Most implementation challenges are predictable, which means they are avoidable.

Adoption is the Biggest Variable

Software that doesn’t get used delivers no ROI. The tools that tend to stick are the ones that don’t require heavy behavior change from the people who use them daily. Before you purchase, ask vendors how long a typical team takes to reach full adoption and what that process looks like.

Pick a Tool Built for Your Team’s Size

Some platforms are built for enterprises managing thousands of resources across global delivery models. If you’re a 40-person firm, a platform sized for 4,000 will slow you down with complexity you didn’t ask for. Match the tool to your actual size.

Your Data Quality Determines Your Results

The value of any resource management tool depends on the quality of the data you put into it. If your project timelines, skill profiles, and capacity inputs aren’t maintained, the output won’t be the same and will be unreliable.

Resource management software like eResource Scheduler addresses these concerns through a structured onboarding process, modular feature sets that scale with your team size, and intuitive interfaces that reduce the training overhead. 

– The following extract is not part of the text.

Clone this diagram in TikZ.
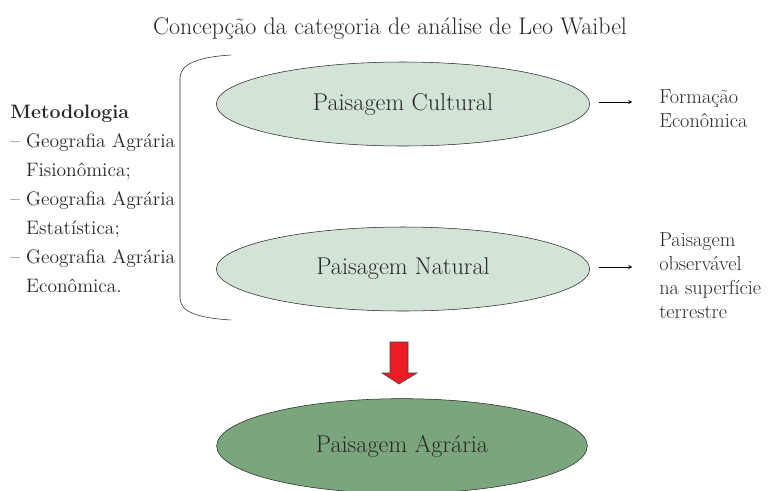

The right tool isn’t the one with the most features. It’s the one your team will actually use consistently six months after go-live. Where does this leave the original question?

Final Take: Is It Worth the Cost?

For most project-based organizations today, YES, resource management software is worth it, but the return on investment isn’t automatic. It shows up when your team adopts it consistently, when your data is maintained accurately, and when the tool is appropriately matched to your scale.

If you’re running a team where utilization is slipping, projects are missing deadlines due to staffing gaps, or your managers are spending significant time on scheduling logistics instead of actual work, the case is fairly clear.

The cost of not having visibility into your resources doesn’t disappear just because it’s hard to quantify. Today, with project complexity and workforce distribution both increasing, it just gets harder to absorb.

Start by auditing what your current blind spots are actually costing you. The ROI conversation gets a lot easier once you see the baseline.